The general opinion was that schooling should be to fit you for life. The monks said for eternity, but the villagers—though out of respect for the monks they said little—evidently didn't make any such distinction. What wasn't fit for time wasn't fit for eternity. Reading, writing, and arithmetic were good, because a boy needed these. Beyond that they seemed to think schooling did harm. A boy learned more from his father and the other villagers than from school. As to a girl, "What," asked an elder indignantly, "is the use of a girl learning to write? What will she write? Love-letters only."

"Well," I asked, "and isn't that good—for the boy who gets them?"

The fact is, the villagers are plain, common-sense men and women, and what they want for their children is that they be better fitted for the struggle of life. They do not observe that to be the case at present. They judge by results, and the results are not good, they say.

In fact, except as to the actual acquisition of reading, writing, and arithmetic, which may or may not be of much use, the teaching—and still more than the teaching, the influence—is bad. It unfits for life, it gives wrong ideals, or it kills all ideals.

The higher education is, I think, worse. It follows an imported system, and in the importation all the good is left out. In England a boy's real education comes from association with the other boys and from his father. From them he learns whatever he does learn of conduct, of ambition to true ends, of acting in concert, of ability to judge for himself and stick up for himself.

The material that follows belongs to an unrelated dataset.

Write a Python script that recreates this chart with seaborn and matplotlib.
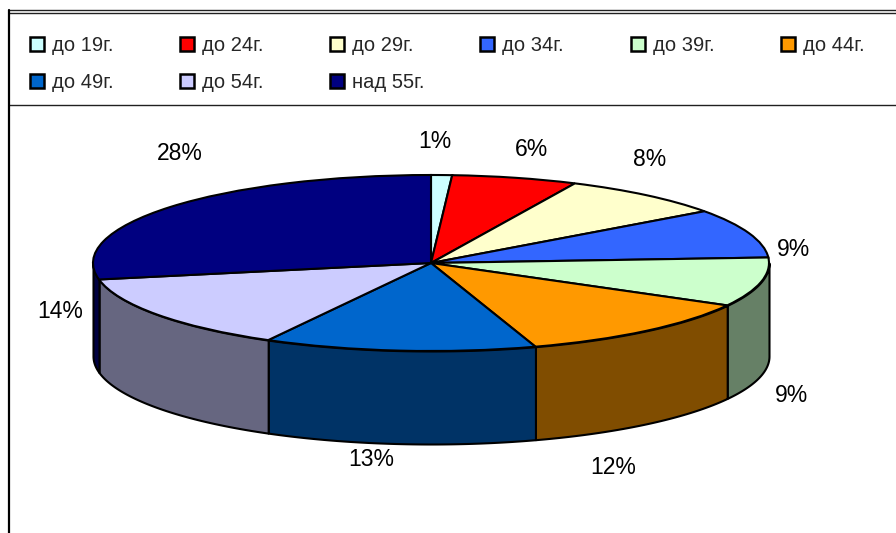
import numpy as np
import matplotlib
matplotlib.use('Agg')
import matplotlib.pyplot as plt
import matplotlib.colors as mcolors
from matplotlib.patches import Patch
import seaborn as sns

# Age groups and their share of the total, %
groups = ['до 19г.', 'до 24г.', 'до 29г.', 'до 34г.', 'до 39г.',
          'до 44г.', 'до 49г.', 'до 54г.', 'над 55г.']
shares = [1, 6, 8, 9, 9, 12, 13, 14, 28]
colors = ['#CCFFFF', '#FF0000', '#FFFFCC', '#3366FF', '#CCFFCC',
          '#FF9900', '#0066CC', '#CCCCFF', '#000080']

# where the percent labels sit (pixels, figure space)
label_pos = [(435, 142), (532, 149), (650, 159), (793, 249), (792, 396),
             (613, 467), (371, 460), (60, 312), (180, 154)]

sns.set_theme(style='white')
plt.rcParams['font.family'] = ['Liberation Sans', 'DejaVu Sans']

W, H = 896, 533
fig = plt.figure(figsize=(W / 100, H / 100), dpi=100)

# background axes in pixel units, for the frame and the labels
bg = fig.add_axes([0, 0, 1, 1])
bg.set_xlim(0, W)
bg.set_ylim(H, 0)
bg.axis('off')
line_kw = dict(color='#202020', lw=1.0, solid_capstyle='butt')
bg.plot([9, W], [10, 10], **line_kw)
bg.plot([9, W], [13, 13], **line_kw)
bg.plot([9, W], [105, 105], **line_kw)
bg.plot([9, 9], [10, H], color='black', lw=1.6)

# 3D pie: ellipse top face plus darker side walls
cx, cy, rx, ry, depth = 431, 263, 338, 88, 93
h = depth / ry
pie_ax = fig.add_axes([(cx - rx) / W, 1 - (cy + ry + depth) / H,
                       2 * rx / W, (2 * ry + depth) / H])

edges = 90 - 360 * np.concatenate([[0], np.cumsum(shares)]) / sum(shares)
for i in range(len(shares)):
    a_hi, a_lo = edges[i], edges[i + 1]
    side = tuple(np.array(mcolors.to_rgb(colors[i])) * 0.5)
    for shift in (0, -360, 360):
        lo = max(a_lo + shift, -180)
        hi = min(a_hi + shift, 0)
        if hi > lo:
            t = np.radians(np.linspace(lo, hi, 120))
            pie_ax.fill_between(np.cos(t), np.sin(t) - h, np.sin(t),
                                facecolor=side, edgecolor='black',
                                linewidth=1.5, clip_on=False, zorder=1)

pie_ax.pie(shares, colors=colors, startangle=90, counterclock=False,
           radius=1, wedgeprops=dict(edgecolor='black', linewidth=1.5,
                                     clip_on=False, zorder=3))
pie_ax.set_aspect('auto')
pie_ax.set_xlim(-1, 1)
pie_ax.set_ylim(-1 - h, 1)
pie_ax.axis('off')

for v, (x, y) in zip(shares, label_pos):
    bg.text(x, y, f'{v}%', fontsize=16.5, ha='center', va='center',
            color='black')

# legend in two rows, each its own legend so the columns line up
leg_kw = dict(loc='upper left', frameon=False, fontsize=14.5,
              handlelength=0.7, handleheight=0.7, handletextpad=0.4,
              columnspacing=3.3, borderpad=0, borderaxespad=0)
for rows, top in ((range(0, 6), 36), (range(6, 9), 73)):
    handles = [Patch(facecolor=colors[i], edgecolor='black', linewidth=1.8)
               for i in rows]
    fig.legend(handles, [groups[i] for i in rows], ncol=6,
               bbox_to_anchor=(30 / W, 1 - top / H), **leg_kw)

fig.savefig('out.png', dpi=100)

In India a wrong ideal has been conceived from the beginning. It has been assumed, tacitly maybe, that an Englishman is the final and completely perfected work of God and man, and that all nations should copy him and try to become, if not a sterling Englishman, at least an electro-plate one.

That is disastrous. It depresses the people by depreciating their own races and holding up an objective which is impossible, and if possible would be wrong.

There are in the pasts of nearly all Oriental people ideals which are quite as good as ours, and far better fitted for them. Are these ever taught to them? India once led the civilisation of the world; is that past ever brought up and explained and realised for them? Never, I think.

Further, higher education to be of any use must be objective. You must know what you want the boy to be. What does Government want the products of its higher education to be? I have no idea. Has the Government?

Of what use are these products of the higher education in India? They are useful but for two things, to be lawyers or pleaders, or to be clerks. They are dealers in words, and not in facts or in humanity.